Tenants In Severe Rent Arrears Reduced
The number of tenants in severe rent arrears declined by 15.6% during the final quarter of 2012, according to data released by Templeton LPA, part of the LSL Property Services group.
The data indicates that in the last quarter of 2012, almost 16,000 fewer tenants faced severe rent arrears of more than 8 weeks rental costs, compared with the previous quarter of 2012.
The number of tenants in this situation has dropped for the first time in over a year and could in part be due to improvements in Tenant Referencing and the development and availability of Rent Guarantee Insurance products.

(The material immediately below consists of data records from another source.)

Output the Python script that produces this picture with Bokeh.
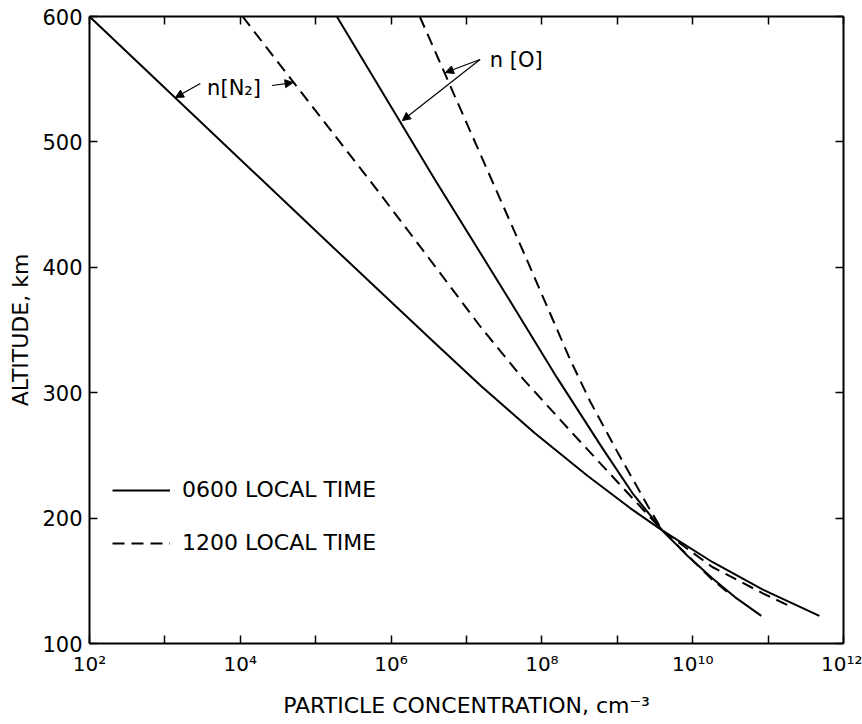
from bokeh.plotting import figure
from bokeh.models import (LogAxis, LinearAxis, FixedTicker, Range1d, Arrow,
                          NormalHead, Label, Legend, LegendItem)
from bokeh.embed import file_html
from bokeh.resources import INLINE

# ---- data (log10 of particle concentration in cm^-3, altitude in km) ----
n2_0600_log = [2.00, 3.14, 5.23, 6.52, 7.20, 7.90, 8.60, 9.17, 9.60, 10.26, 10.93, 11.68]
n2_0600_alt = [600, 535, 416, 343, 305, 268, 234, 208, 190, 165, 143, 122]

n2_1200_log = [4.03, 5.10, 5.76, 6.48, 7.18, 7.75, 8.40, 9.00, 9.60, 10.26, 10.93, 11.28]
n2_1200_alt = [600, 517, 466, 409, 353, 311, 268, 229, 190, 161, 140, 130]

o_0600_log = [5.28, 6.58, 7.58, 8.20, 8.80, 9.20, 9.60, 9.93, 10.26, 10.56, 10.91]
o_0600_alt = [600, 470, 373, 312, 256, 220, 190, 170, 152, 137, 122]

o_1200_log = [6.38, 7.09, 7.75, 8.37, 8.64, 8.99, 9.43, 9.60, 10.24, 10.52]
o_1200_alt = [600, 503, 413, 327, 293, 254, 207, 190, 152, 138]

x_tick_exponents = [2, 3, 4, 5, 6, 7, 8, 9, 10, 11, 12]
x_tick_labels = ["10²", "", "10⁴", "", "10⁶", "", "10⁸", "", "10¹⁰", "", "10¹²"]
y_ticks = [100, 200, 300, 400, 500, 600]

legend_labels = ["0600 LOCAL TIME", "1200 LOCAL TIME"]
species_labels = ["n[N₂]", "n [O]"]

FONT = "DejaVu Sans"
DASH = "12 7"


def conc(logs):
    return [10 ** v for v in logs]


p = figure(x_axis_type="log", x_range=Range1d(1e2, 1e12), y_range=Range1d(100, 600),
           frame_width=754, frame_height=627,
           min_border_left=89, min_border_right=19, min_border_top=16, min_border_bottom=81,
           toolbar_location=None, output_backend="svg")
p.grid.visible = False
p.outline_line_color = None
p.background_fill_color = "white"

r1 = p.line(conc(n2_0600_log), n2_0600_alt, line_color="black", line_width=2, line_join="round")
r2 = p.line(conc(n2_1200_log), n2_1200_alt, line_color="black", line_width=2, line_dash=DASH)
r3 = p.line(conc(o_0600_log), o_0600_alt, line_color="black", line_width=2, line_join="round")
r4 = p.line(conc(o_1200_log), o_1200_alt, line_color="black", line_width=2, line_dash=DASH)

x_ticks = [10.0 ** e for e in x_tick_exponents]
overrides = {t: lab for t, lab in zip(x_ticks, x_tick_labels)}


def style_axis(ax, show_labels):
    ax.axis_line_width = 2
    ax.axis_line_color = "black"
    ax.major_tick_in = 8
    ax.major_tick_out = 0
    ax.major_tick_line_width = 1.5
    ax.major_tick_line_color = "black"
    ax.minor_tick_line_color = None
    ax.major_label_text_font = FONT
    ax.major_label_text_color = "black"
    ax.axis_label_text_font = FONT
    ax.axis_label_text_font_style = "normal"
    ax.axis_label_text_color = "black"
    if not show_labels:
        ax.major_label_text_font_size = "0px"
        ax.major_label_standoff = 0


# bottom axis
xa = p.xaxis[0]
xa.ticker = FixedTicker(ticks=x_ticks)
xa.major_label_overrides = overrides
style_axis(xa, True)
xa.major_label_text_font_size = "20px"
xa.major_label_standoff = 8
xa.axis_label = "PARTICLE CONCENTRATION, cm⁻³"
xa.axis_label_text_font_size = "22px"
xa.axis_label_standoff = 14

# left axis
ya = p.yaxis[0]
ya.ticker = FixedTicker(ticks=y_ticks)
style_axis(ya, True)
ya.major_label_text_font_size = "21px"
ya.major_label_standoff = 7
ya.axis_label = "ALTITUDE, km"
ya.axis_label_text_font_size = "22px"
ya.axis_label_standoff = 6

# top & right frame axes (ticks only)
top = LogAxis(ticker=FixedTicker(ticks=x_ticks))
style_axis(top, False)
top.major_label_overrides = {t: "" for t in x_ticks}
p.add_layout(top, "above")

right = LinearAxis(ticker=FixedTicker(ticks=y_ticks))
style_axis(right, False)
right.major_label_overrides = {t: "" for t in y_ticks}
p.add_layout(right, "right")

# legend
legend = Legend(items=[LegendItem(label=legend_labels[0], renderers=[r1]),
                       LegendItem(label=legend_labels[1], renderers=[r2])],
                location=(23, 88), orientation="vertical",
                border_line_alpha=0, background_fill_alpha=0,
                glyph_width=58, glyph_height=24, label_standoff=12,
                spacing=28, padding=0, margin=0,
                label_text_font=FONT, label_text_font_size="22px",
                label_text_color="black")
p.add_layout(legend)

# species labels with arrows
p.add_layout(Label(x=10 ** 3.56, y=543, text=species_labels[0], text_font=FONT,
                   text_font_size="21px", text_baseline="middle", text_align="left",
                   text_color="black"))
p.add_layout(Label(x=10 ** 7.31, y=565, text=species_labels[1], text_font=FONT,
                   text_font_size="21px", text_baseline="middle", text_align="left",
                   text_color="black"))

arrows = [
    (3.47, 546.5, 3.14, 535.4),
    (4.42, 545.0, 4.70, 547.3),
    (7.18, 565.7, 6.15, 517.0),
    (7.18, 565.7, 6.72, 555.3),
]
for xs, ys, xe, ye in arrows:
    p.add_layout(Arrow(end=NormalHead(size=8, fill_color="black", line_color="black"),
                       x_start=10 ** xs, y_start=ys, x_end=10 ** xe, y_end=ye,
                       line_width=1.2, line_color="black"))

open("out.html", "w").write(file_html(p, INLINE))
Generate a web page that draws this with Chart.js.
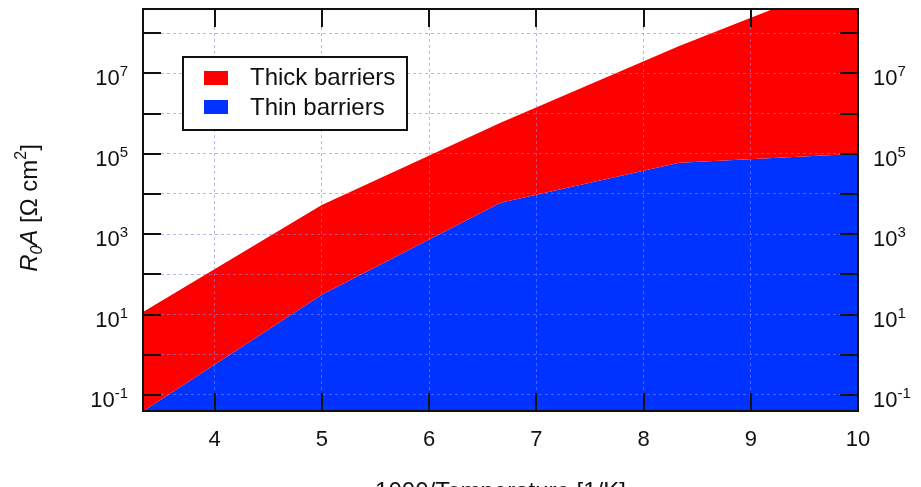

The positive improvement of tenant rent arrears bucks the trend in the preceding four quarters, where the number of tenants in severe rent arrears was increasing by around 11% per quarter.
The number of tenants in severe rent arrears is now at the lowest level since the last quarter of 2011. However, the report shows that despite the improvement, it has not reduced the number of tenant evictions, with court orders for the possession of rental property by landlords increasing by 5.5%.
To put the figures into context, the annual growth in the number of tenants facing severe rent arrears is +0.3% year on year.
Tenants in severe rent arrears represent just 2.2% of all Private Rented Sector (PRS) tenancies in England and Wales, down from 2.5% in the previous quarter.
Paul Jardine, director and receiver at Templeton LPA, said: “Tenants’ finances have suffered a gruelling combination of rising living costs and rental inflation throughout much of 2012. With many budgets balanced on a knife edge, a slight reprieve from rapid rent rises towards the end of the year has been very significant. But the recent strength of the labour market has played the biggest role in halting the upwards climb in the number of tenants in severe financial difficulty.
Spokesman for the UK’s leading landlord service provider, Legal 4 Landlords, Sim Sekhon commented “Many landlords have been worried about the financial situation of their tenants and the impact that would have on their rental income. With improvements in Tenant Referencing and the development of Rent Guarantee Insurance this worry can be diminished. Landlords can accept fully referenced tenants safe in the knowledge that their rental income is safeguarded. The eviction of tenants is usually the last resort for desperate landlords who need to keep their rental income flowing. Many institutions have predicted a drop by as much as 15% in the number of tenant evictions during 2013, however the Government welfare reforms may reduce those estimates disproportionally and we may well see a rise in the number of tenants claiming benefits being forced out of the private rented sector and back into the social housing sector.”